= Thomas Briscoe =

Welsh priest and scholar (1813–1895)

Thomas Briscoe (30 June 1813 - 16 February 1895) was a Welsh priest and scholar, who was a Fellow of Jesus College, Oxford for 25 years and Vicar of Holyhead for 37 years. He also translated the New Testament, and some books of the Old Testament, into Welsh.

==Life==
Briscoe was born in Wrexham, Wales and educated at Ruthin School. He then studied at Jesus College, Oxford, gaining a first class Bachelor of Arts degree in Literae Humaniores in 1833. He gained his Master of Arts degree in 1836, the year that he was ordained deacon. He was ordained priest in 1837 and became curate of Henllan, Denbighshire, holding this post until 1840. In 1843, he was awarded a Bachelor of Divinity degree by the University of Oxford, obtaining his doctorate in 1868.

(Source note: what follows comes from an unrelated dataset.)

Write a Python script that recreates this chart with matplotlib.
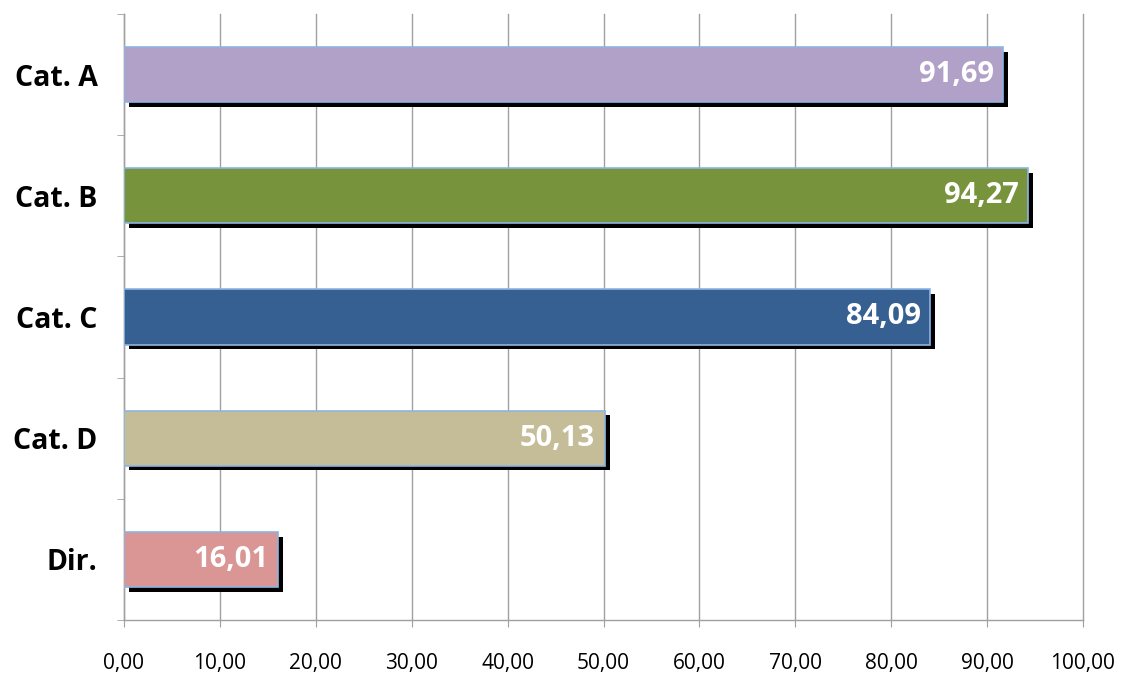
import numpy as np
import matplotlib.pyplot as plt
import matplotlib.patheffects as pe
from matplotlib.ticker import FixedLocator, FuncFormatter

categories = ["Cat. A", "Cat. B", "Cat. C", "Cat. D", "Dir."]
values = [91.69, 94.27, 84.09, 50.13, 16.01]
colors = ["#B1A0C7", "#77933C", "#366092", "#C4BD97", "#DA9694"]

plt.rcParams['font.family'] = ['Open Sans', 'DejaVu Sans']

fig = plt.figure(figsize=(11.21, 6.78), dpi=100)
ax = fig.add_axes([124 / 1121, 1 - 620 / 678, (1083 - 124) / 1121, (620 - 14) / 678])

y = np.arange(len(categories))
bars = ax.barh(y, values, height=0.455, color=colors, edgecolor="#8DB4E2", linewidth=1.2, zorder=3)
for b in bars:
    b.set_path_effects([pe.SimplePatchShadow(offset=(3.6, -3.4), shadow_rgbFace="black", alpha=1.0), pe.Normal()])

for yi, v in zip(y, values):
    ax.text(v - 1.0, yi, f"{v:.2f}".replace(".", ","), ha="right", va="center",
            color="white", fontsize=21, fontweight="bold", zorder=4)

ax.set_xlim(0, 100)
ax.set_ylim(4.5, -0.5)
ax.set_xticks(np.arange(0, 101, 10))
ax.xaxis.set_major_formatter(FuncFormatter(lambda x, p: f"{x:.2f}".replace(".", ",")))
ax.set_yticks(y)
ax.set_yticklabels(categories, fontsize=20.5, fontweight="bold")
ax.yaxis.set_minor_locator(FixedLocator(np.arange(-0.5, 5, 1)))
ax.tick_params(axis="y", which="major", length=0, pad=19)
ax.tick_params(axis="y", which="minor", length=5, color="#A0A0A0", direction="out")
ax.tick_params(axis="x", length=5, color="#A0A0A0", labelsize=15, pad=19)

ax.grid(axis="x", color="#A0A0A0", linewidth=1.0, zorder=0)
for gl in ax.get_xgridlines():
    gl.set_clip_on(False)
ax.set_axisbelow(True)
for s in ["top", "right"]:
    ax.spines[s].set_visible(False)
for s in ["left", "bottom"]:
    ax.spines[s].set_color("#A0A0A0")
    ax.spines[s].set_linewidth(1.0)

fig.savefig("out.png", dpi=100)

He was appointed to a fellowship at Jesus College in 1834, holding this until 1859. He served as college tutor from 1835 to 1839 and again from 1843 to 1857; he was also vice-principal from 1849 to 1858. In 1858, he became vicar of Holyhead, remaining vicar until his death on 16 February 1895. He was also chancellor of Bangor Cathedral from 1877, and his library was presented to the cathedral after his death.

Briscoe's scholastic interests encompassed ancient and modern languages, particularly Welsh. He translated a theological work by Ellendorff from German into Welsh in 1851 and four books of the Old Testament (Isaiah, Job, Psalms and Proverbs) from Hebrew into Welsh between 1853 and 1855. In 1894 he translated the New Testament into Welsh following the English Revised Version of 1881.